A securities class action lawsuit was recently filed against the manufacturing and security firm Global Digital Solutions, Inc., that alleged a series of misleading statements and failure to disclose certain details about its operation.
The suit was brought due to allegations that the company fabricated a deal in late 2013 that it claimed to have made with Airtronic USA, Inc., and did not remove misleading statements from its website despite repeated requests from Airtronic to do so. The suit has a class period from Oct. 8, 2013 through Aug. 12, 2016, and seeks to recover damages from Global Digital as a result of its alleged misdeeds.
Two suits filed in a week
In addition to the above allegations, the class action also claims that Global Digital’s 2014 revenue projections didn’t have much of a reasonable basis, and that the firm didn’t have the financing in place to acquire other companies, despite repeated and unsolicited offers to do so. One such business, Remington Outdoor Company, Inc., repeatedly told the Global Digital that it was not interested in being acquired, but continued to receive offers regarding such a transaction anyway. And because of all these issues, Global Digital’s statements about its ongoing prospects for future success and current operations “were materially false and misleading and/or lacked a reasonable basis at all relevant times.”
The suit came not long after the U.S. Securities and Exchange Commission itself filed a lawsuit in U.S. District Court for the Southern District of Florida against Global Digital and two of its executives, according to Daily Business Review.
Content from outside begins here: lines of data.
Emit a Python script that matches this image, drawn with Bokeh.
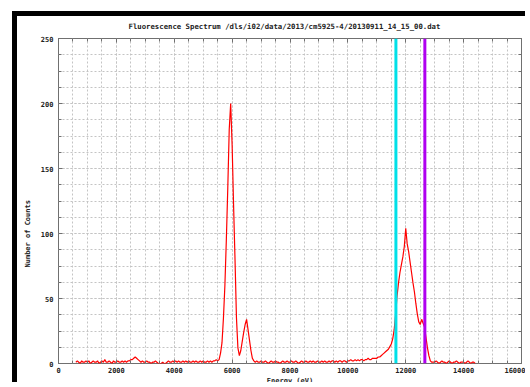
from bokeh.plotting import figure
from bokeh.models import Span, Title, LinearAxis, SingleIntervalTicker, Range1d
from bokeh.embed import file_html
from bokeh.resources import INLINE

TITLE = "Fluorescence Spectrum /dls/i02/data/2013/cm5925-4/20130911_14_15_00.dat"
X_LABEL = "Energy (eV)"
Y_LABEL = "Number of Counts"

# channel energies: start and step (eV)
ENERGY_START = 600
ENERGY_STEP = 50

# counts, one per channel
counts = [
    1, 2, 1, 0, 2, 1, 1, 2,                                              # 600-950
    1, 2, 0, 1, 2, 1, 1, 2, 0, 1, 2, 1, 3, 1, 1, 2, 1, 0, 2, 1,          # 1000-1950
    1, 2, 1, 1, 2, 1, 2, 1, 2, 2, 3, 3, 4, 5, 4, 3, 2, 1, 2, 1,          # 2000-2950
    1, 2, 1, 1, 0, 1, 1, 2, 1, 0, 0, 0, 1, 0, 0, 1, 2, 1, 1, 2,          # 3000-3950
    1, 2, 1, 2, 1, 1, 2, 1, 2, 1, 2, 1, 1, 2, 1, 2, 1, 1, 2, 1,          # 4000-4950
    2, 1, 1, 2, 1, 2, 1, 2, 2, 3,                                        # 5000-5450
    2, 3, 8, 16, 35, 60, 95, 135, 180, 200, 168, 122, 80, 35, 12, 6,     # 5500-6250
    10, 17, 24, 30, 34, 26, 18, 10, 4, 2,                                # 6300-6750
    1, 2, 1, 1,                                                          # 6800-6950
    2, 1, 1, 2, 1, 0, 1, 2, 1, 1, 2, 1, 1, 0, 1, 2, 1, 1, 2, 1,          # 7000-7950
    1, 2, 1, 1, 2, 1, 0, 1, 2, 1, 1, 2, 1, 1, 2, 1, 2, 1, 1, 2,          # 8000-8950
    1, 1, 2, 1, 2, 1, 1, 2, 1, 2, 2, 1, 2, 1, 2, 2, 1, 2, 2, 1,          # 9000-9950
    2, 2, 3, 2, 2, 3, 2, 3, 2, 3, 3, 2, 3, 3, 4, 3, 3, 4, 4, 4,          # 10000-10950
    4, 5, 5, 6, 7, 8, 9, 10, 11, 13, 15, 19, 26, 38, 52, 62, 70, 76, 82, 90,   # 11000-11950
    104, 92, 86, 78, 70, 62, 55, 46, 38, 32, 30, 34, 31, 28, 20, 12, 6, 2, 1, 1,  # 12000-12950
    1, 2, 1, 0, 1, 2, 1, 1, 0, 1, 2, 1, 0, 1, 1, 2, 1, 0, 1, 1,          # 13000-13950
    1, 0, 1, 2, 1, 0, 1, 1, 0,                                           # 14000-14400
]
energy = [ENERGY_START + i * ENERGY_STEP for i in range(len(counts))]

# region-of-interest markers (eV)
roi_low = 11660
roi_high = 12660

X_MIN, X_MAX, X_MAJOR = 0, 16000, 2000
Y_MIN, Y_MAX, Y_MAJOR = 0, 250, 50

FONT = "DejaVu Sans Mono"
TXT = "#222222"
AXC = "#707070"
GRID = "#c4c4c4"

p = figure(width=513, height=371, x_range=Range1d(X_MIN, X_MAX), y_range=Range1d(Y_MIN, Y_MAX),
           output_backend="svg", toolbar_location=None, title=None,
           min_border_left=38, min_border_right=9, min_border_top=22, min_border_bottom=24,
           x_axis_location=None, y_axis_location=None)
# black window frame at the top-left of the picture
p.styles = {"margin-left": "12px", "margin-top": "11px",
            "border-left": "5px solid black", "border-top": "5px solid black"}

p.outline_line_color = AXC
p.background_fill_color = "white"
p.border_fill_color = "white"

xt = SingleIntervalTicker(interval=X_MAJOR, num_minor_ticks=4)
yt = SingleIntervalTicker(interval=Y_MAJOR, num_minor_ticks=4)

def make_axis(ticker, show_labels, label=None, standoff=0):
    ax = LinearAxis(ticker=ticker)
    ax.axis_line_color = None
    ax.major_tick_line_color = AXC
    ax.minor_tick_line_color = AXC
    ax.major_tick_in = 4
    ax.major_tick_out = 0
    ax.minor_tick_in = 3
    ax.minor_tick_out = 0
    ax.major_label_text_font = FONT
    ax.major_label_text_font_style = "bold"
    ax.major_label_text_font_size = "7px"
    ax.major_label_standoff = standoff
    ax.major_label_text_color = TXT if show_labels else None
    if label:
        ax.axis_label = label
        ax.axis_label_text_font = FONT
        ax.axis_label_text_font_size = "7px"
        ax.axis_label_text_font_style = "bold"
        ax.axis_label_text_color = TXT
        ax.axis_label_standoff = 1
    return ax

p.add_layout(make_axis(xt, True, X_LABEL, standoff=3), "below")
p.add_layout(make_axis(yt, True, standoff=5), "left")
p.add_layout(make_axis(xt, False), "above")
p.add_layout(make_axis(yt, False), "right")

# invisible spacer between the top ticks and the title
spacer = LinearAxis(ticker=xt, axis_line_color=None, major_tick_line_color=None,
                    minor_tick_line_color=None, major_label_text_color=None,
                    major_tick_in=0, major_tick_out=6, minor_tick_in=0, minor_tick_out=0,
                    major_label_standoff=0)
p.add_layout(spacer, "above")

p.add_layout(Title(text=TITLE, align="left", offset=70, standoff=3,
                   text_font=FONT, text_font_size="7.3px", text_font_style="bold",
                   text_color=TXT), "above")
p.add_layout(Title(text=Y_LABEL, align="left", offset=96, standoff=10,
                   vertical_align="middle",
                   text_font=FONT, text_font_size="7px", text_font_style="bold",
                   text_color=TXT), "left")

for g in (p.xgrid, p.ygrid):
    g.grid_line_color = GRID
    g.grid_line_dash = "2 2"
    g.minor_grid_line_color = GRID
    g.minor_grid_line_dash = "2 2"
p.xgrid.ticker = xt
p.ygrid.ticker = yt

p.line(energy, counts, line_color="#ff0000", line_width=1.2)

p.add_layout(Span(location=roi_low, dimension="height", line_color="#00e0e8", line_width=3))
p.add_layout(Span(location=roi_high, dimension="height", line_color="#b000f0", line_width=3))

open("out.html", "w").write(file_html(p, INLINE))
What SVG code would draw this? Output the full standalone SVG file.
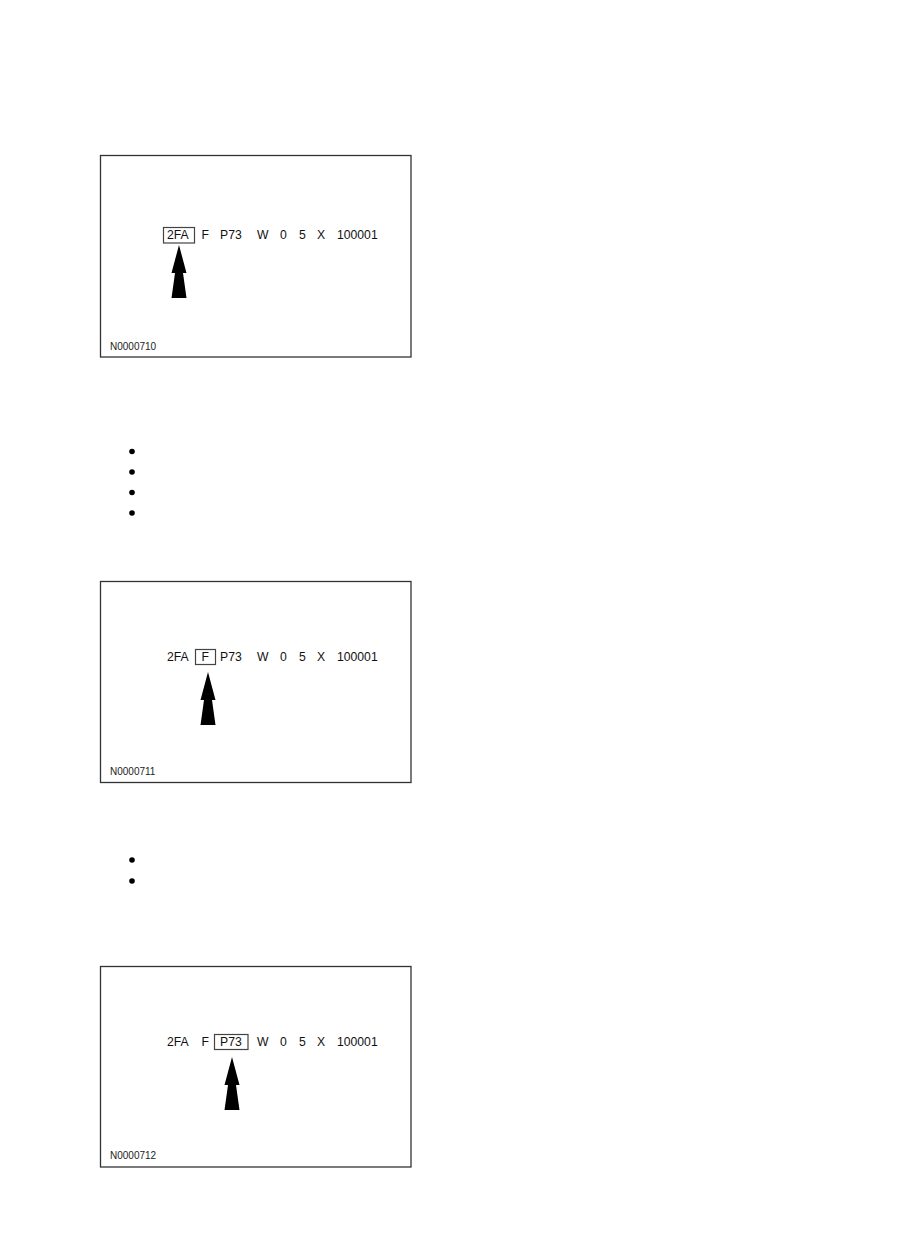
<svg xmlns="http://www.w3.org/2000/svg" xmlns:xlink="http://www.w3.org/1999/xlink" width="909" height="1242" viewBox="0 0 909 1242">
<style>
.frame{fill:#fff;stroke:#333;stroke-width:1.3}
.hl{fill:none;stroke:#444;stroke-width:1.2}
.t{font-family:"Liberation Sans",Arial,sans-serif;font-size:12.2px;fill:#111}
.lab{font-family:"Liberation Sans",Arial,sans-serif;font-size:10px;fill:#222}
.arr{fill:#000}
.bul{fill:#000}
</style>
<defs>
<path id="arrow" d="M0,0 L7.5,28 L4,28 L7.5,53 L-7.5,53 L-4,28 L-7.5,28 Z"/>
</defs>
<rect width="909" height="1242" fill="#fff"/>

<g id="panel1">
<rect class="frame" x="100.5" y="155.5" width="310.5" height="201.5"/>
<rect class="hl" x="163.5" y="227.5" width="31" height="15.5"/>
<text class="t" x="167" y="238.5">2FA</text>
<text class="t" x="201.5" y="238.5">F</text>
<text class="t" x="220" y="238.5">P73</text>
<text class="t" x="257" y="238.5">W</text>
<text class="t" x="280" y="238.5">0</text>
<text class="t" x="299" y="238.5">5</text>
<text class="t" x="317" y="238.5">X</text>
<text class="t" x="337" y="238.5">100001</text>
<use class="arr" xlink:href="#arrow" transform="translate(179,245)"/>
<text class="lab" x="110" y="350">N0000710</text>
</g>

<g id="bullets1">
<circle class="bul" cx="132" cy="451.5" r="2.8"/>
<circle class="bul" cx="132" cy="472" r="2.8"/>
<circle class="bul" cx="132" cy="492.5" r="2.8"/>
<circle class="bul" cx="132" cy="513" r="2.8"/>
</g>

<g id="panel2">
<rect class="frame" x="100.5" y="581.5" width="310.5" height="201"/>
<rect class="hl" x="195.5" y="649.5" width="20" height="15"/>
<text class="t" x="167" y="660.5">2FA</text>
<text class="t" x="201.5" y="660.5">F</text>
<text class="t" x="220" y="660.5">P73</text>
<text class="t" x="257" y="660.5">W</text>
<text class="t" x="280" y="660.5">0</text>
<text class="t" x="299" y="660.5">5</text>
<text class="t" x="317" y="660.5">X</text>
<text class="t" x="337" y="660.5">100001</text>
<use class="arr" xlink:href="#arrow" transform="translate(208,672)"/>
<text class="lab" x="110" y="775">N0000711</text>
</g>

<g id="bullets2">
<circle class="bul" cx="132" cy="860" r="2.8"/>
<circle class="bul" cx="132" cy="881" r="2.8"/>
</g>

<g id="panel3">
<rect class="frame" x="100.5" y="966.5" width="310.5" height="200.5"/>
<rect class="hl" x="214.5" y="1034.5" width="33.5" height="15"/>
<text class="t" x="167" y="1045.5">2FA</text>
<text class="t" x="201.5" y="1045.5">F</text>
<text class="t" x="220" y="1045.5">P73</text>
<text class="t" x="257" y="1045.5">W</text>
<text class="t" x="280" y="1045.5">0</text>
<text class="t" x="299" y="1045.5">5</text>
<text class="t" x="317" y="1045.5">X</text>
<text class="t" x="337" y="1045.5">100001</text>
<use class="arr" xlink:href="#arrow" transform="translate(232,1057)"/>
<text class="lab" x="110" y="1159">N0000712</text>
</g>
</svg>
That separate suit alleged that Global Digital made up a pending $95 million merger with a company that made grenade launchers, and had in 2013 projected as much as $75 million in revenues for the first quarter of 2014. In reality, Global Digital “operated out of a virtual office with $509,224 in cash and a $1.4 million note receivable.”
Other details of the company
Global Digital was also briefly in the news a few years ago because of an association with former U.S. Senator Scott Brown, according to the Boston Globe. Brown, who served as the junior Senator from Massachusetts from 2010 to 2013, joined Global Digital in an advisory role, but resigned several months later when the subject of that company came up during a separate Senate race in New Hampshire. Brown has not been named in any of the suits in question. The SEC’s suit seeks to bar both CFO David Loppert and CEO and chairman Richard Sullivan from participating in future penny stock offerings.
When the Globe first reported on Brown’s involvement with the company, and the fact many of its statements may have been misleading, Global Digital’s stock was trading at around 46 cents per share, according to Google Finance. Its recent all-time high came in Aug. 2013, when it was north of $1. However, after the Globe’s reporting, that number dipped precipitously, falling to less than 9 cents per share by the end of 2014. Today, it sits at less than a penny a share.